— begin DATA SUPPLIED —

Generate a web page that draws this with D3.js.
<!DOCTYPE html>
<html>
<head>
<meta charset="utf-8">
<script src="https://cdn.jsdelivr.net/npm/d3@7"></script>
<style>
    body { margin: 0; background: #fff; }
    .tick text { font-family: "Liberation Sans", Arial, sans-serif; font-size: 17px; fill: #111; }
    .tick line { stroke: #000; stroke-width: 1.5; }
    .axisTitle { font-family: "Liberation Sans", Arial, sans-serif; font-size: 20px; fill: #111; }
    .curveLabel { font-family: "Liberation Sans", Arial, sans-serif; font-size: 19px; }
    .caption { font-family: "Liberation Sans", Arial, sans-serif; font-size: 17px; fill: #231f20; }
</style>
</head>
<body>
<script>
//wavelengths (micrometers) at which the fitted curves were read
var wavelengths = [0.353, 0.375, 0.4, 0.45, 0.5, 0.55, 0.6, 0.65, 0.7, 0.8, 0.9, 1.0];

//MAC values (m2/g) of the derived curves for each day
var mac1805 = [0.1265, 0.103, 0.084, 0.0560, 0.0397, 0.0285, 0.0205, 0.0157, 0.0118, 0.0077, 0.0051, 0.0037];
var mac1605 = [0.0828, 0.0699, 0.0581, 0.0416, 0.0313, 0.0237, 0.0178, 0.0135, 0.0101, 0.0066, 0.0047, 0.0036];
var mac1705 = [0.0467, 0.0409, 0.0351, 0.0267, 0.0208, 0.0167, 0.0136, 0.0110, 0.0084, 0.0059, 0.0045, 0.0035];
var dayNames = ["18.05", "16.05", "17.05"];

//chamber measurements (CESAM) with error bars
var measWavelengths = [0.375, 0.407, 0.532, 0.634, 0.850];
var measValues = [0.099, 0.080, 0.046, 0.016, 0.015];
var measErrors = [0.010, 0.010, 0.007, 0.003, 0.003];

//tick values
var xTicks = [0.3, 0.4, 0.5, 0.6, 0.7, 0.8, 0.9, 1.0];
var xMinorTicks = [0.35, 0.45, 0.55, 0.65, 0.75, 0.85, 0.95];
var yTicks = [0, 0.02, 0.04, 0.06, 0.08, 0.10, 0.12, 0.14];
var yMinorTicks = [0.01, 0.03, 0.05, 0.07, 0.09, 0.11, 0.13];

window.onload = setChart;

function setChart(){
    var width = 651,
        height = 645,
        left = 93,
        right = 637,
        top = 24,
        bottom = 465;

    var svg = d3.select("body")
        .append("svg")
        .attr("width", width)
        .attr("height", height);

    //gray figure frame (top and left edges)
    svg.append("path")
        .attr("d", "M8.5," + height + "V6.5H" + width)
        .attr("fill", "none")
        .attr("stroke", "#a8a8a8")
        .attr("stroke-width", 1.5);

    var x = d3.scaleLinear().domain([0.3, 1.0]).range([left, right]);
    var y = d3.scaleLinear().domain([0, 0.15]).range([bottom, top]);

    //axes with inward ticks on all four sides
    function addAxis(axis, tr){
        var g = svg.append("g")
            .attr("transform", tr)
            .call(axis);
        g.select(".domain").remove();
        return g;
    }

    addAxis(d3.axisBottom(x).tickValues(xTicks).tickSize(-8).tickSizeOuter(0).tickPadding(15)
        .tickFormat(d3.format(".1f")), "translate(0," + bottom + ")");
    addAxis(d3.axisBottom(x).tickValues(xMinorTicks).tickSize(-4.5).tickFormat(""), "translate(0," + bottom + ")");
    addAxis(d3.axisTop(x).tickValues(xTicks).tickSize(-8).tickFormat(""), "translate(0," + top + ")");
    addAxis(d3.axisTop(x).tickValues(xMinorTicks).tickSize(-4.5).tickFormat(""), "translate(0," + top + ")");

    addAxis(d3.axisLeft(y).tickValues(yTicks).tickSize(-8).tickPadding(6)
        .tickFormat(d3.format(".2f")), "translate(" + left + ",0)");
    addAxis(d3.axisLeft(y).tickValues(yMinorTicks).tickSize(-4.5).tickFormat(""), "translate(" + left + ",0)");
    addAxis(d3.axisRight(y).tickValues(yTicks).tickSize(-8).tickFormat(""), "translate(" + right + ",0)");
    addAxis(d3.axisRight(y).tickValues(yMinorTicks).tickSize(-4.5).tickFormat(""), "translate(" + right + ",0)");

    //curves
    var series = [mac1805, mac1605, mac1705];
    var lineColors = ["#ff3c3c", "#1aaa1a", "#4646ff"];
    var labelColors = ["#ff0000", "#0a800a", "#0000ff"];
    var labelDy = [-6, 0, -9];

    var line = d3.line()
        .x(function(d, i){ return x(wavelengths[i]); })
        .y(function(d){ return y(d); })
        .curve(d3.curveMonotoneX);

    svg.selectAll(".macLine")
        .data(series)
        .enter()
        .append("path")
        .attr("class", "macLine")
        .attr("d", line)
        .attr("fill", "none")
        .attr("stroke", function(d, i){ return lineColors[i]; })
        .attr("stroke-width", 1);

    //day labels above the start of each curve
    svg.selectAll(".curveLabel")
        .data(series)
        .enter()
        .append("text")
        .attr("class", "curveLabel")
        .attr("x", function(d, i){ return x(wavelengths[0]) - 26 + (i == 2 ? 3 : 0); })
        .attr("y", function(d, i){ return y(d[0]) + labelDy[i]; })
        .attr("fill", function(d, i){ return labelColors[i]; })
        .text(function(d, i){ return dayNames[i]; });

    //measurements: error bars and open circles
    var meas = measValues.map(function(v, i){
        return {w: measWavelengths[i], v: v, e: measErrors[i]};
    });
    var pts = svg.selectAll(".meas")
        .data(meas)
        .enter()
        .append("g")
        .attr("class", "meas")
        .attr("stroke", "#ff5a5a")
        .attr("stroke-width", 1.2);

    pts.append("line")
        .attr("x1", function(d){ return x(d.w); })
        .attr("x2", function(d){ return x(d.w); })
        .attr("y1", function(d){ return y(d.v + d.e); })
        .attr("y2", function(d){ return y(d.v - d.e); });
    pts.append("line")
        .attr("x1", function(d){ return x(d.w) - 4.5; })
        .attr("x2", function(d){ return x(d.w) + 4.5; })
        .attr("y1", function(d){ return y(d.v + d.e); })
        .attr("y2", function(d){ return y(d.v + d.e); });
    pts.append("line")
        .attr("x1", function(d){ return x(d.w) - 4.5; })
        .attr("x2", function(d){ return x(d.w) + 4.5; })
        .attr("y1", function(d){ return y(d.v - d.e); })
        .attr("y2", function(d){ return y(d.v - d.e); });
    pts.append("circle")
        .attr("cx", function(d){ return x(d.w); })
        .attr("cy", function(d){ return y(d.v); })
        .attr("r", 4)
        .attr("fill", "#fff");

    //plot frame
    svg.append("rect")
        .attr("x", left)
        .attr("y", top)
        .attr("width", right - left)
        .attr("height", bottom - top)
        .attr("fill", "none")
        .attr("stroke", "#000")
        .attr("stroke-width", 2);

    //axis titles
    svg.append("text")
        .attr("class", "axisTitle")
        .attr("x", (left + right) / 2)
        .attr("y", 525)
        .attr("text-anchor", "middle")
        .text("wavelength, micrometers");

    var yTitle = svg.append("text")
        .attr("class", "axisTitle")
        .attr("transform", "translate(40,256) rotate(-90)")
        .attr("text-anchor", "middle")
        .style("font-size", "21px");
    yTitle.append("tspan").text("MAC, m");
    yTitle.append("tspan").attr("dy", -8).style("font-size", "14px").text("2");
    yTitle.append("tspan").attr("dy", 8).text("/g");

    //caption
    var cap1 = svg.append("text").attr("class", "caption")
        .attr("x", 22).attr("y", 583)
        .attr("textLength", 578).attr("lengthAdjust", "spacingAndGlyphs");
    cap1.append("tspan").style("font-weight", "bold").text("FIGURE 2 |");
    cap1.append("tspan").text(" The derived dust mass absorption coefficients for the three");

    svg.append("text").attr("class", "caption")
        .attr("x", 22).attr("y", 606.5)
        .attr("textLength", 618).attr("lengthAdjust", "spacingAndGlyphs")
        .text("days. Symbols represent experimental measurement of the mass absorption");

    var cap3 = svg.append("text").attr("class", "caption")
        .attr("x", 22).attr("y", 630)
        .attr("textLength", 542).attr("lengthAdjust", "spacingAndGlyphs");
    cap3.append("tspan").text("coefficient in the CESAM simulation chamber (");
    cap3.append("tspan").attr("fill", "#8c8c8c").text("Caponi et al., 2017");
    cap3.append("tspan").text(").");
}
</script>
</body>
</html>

— end DATA SUPPLIED —
— begin DATA SUPPLIED —

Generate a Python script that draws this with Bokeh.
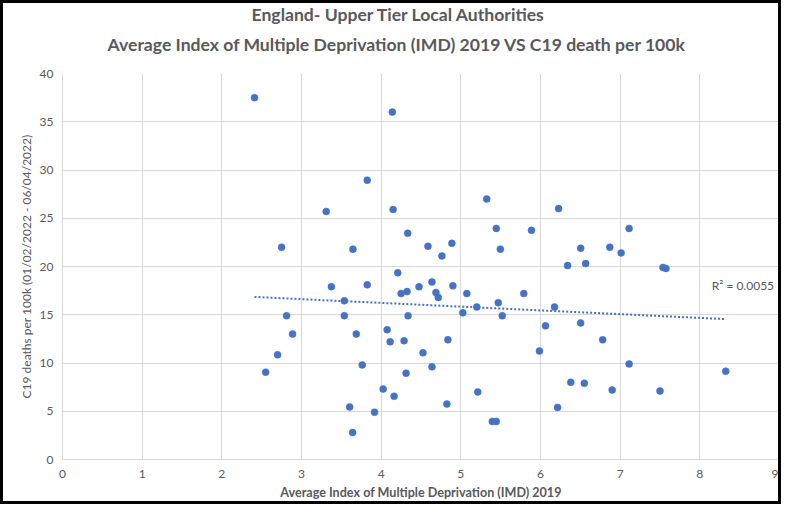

— end DATA SUPPLIED —

- AIM -
Using the listing above, gather each line that holds the string "draws" and copy it.

- WORKED SOLUTION -
Generate a web page that draws this with D3.js.
Generate a Python script that draws this with Bokeh.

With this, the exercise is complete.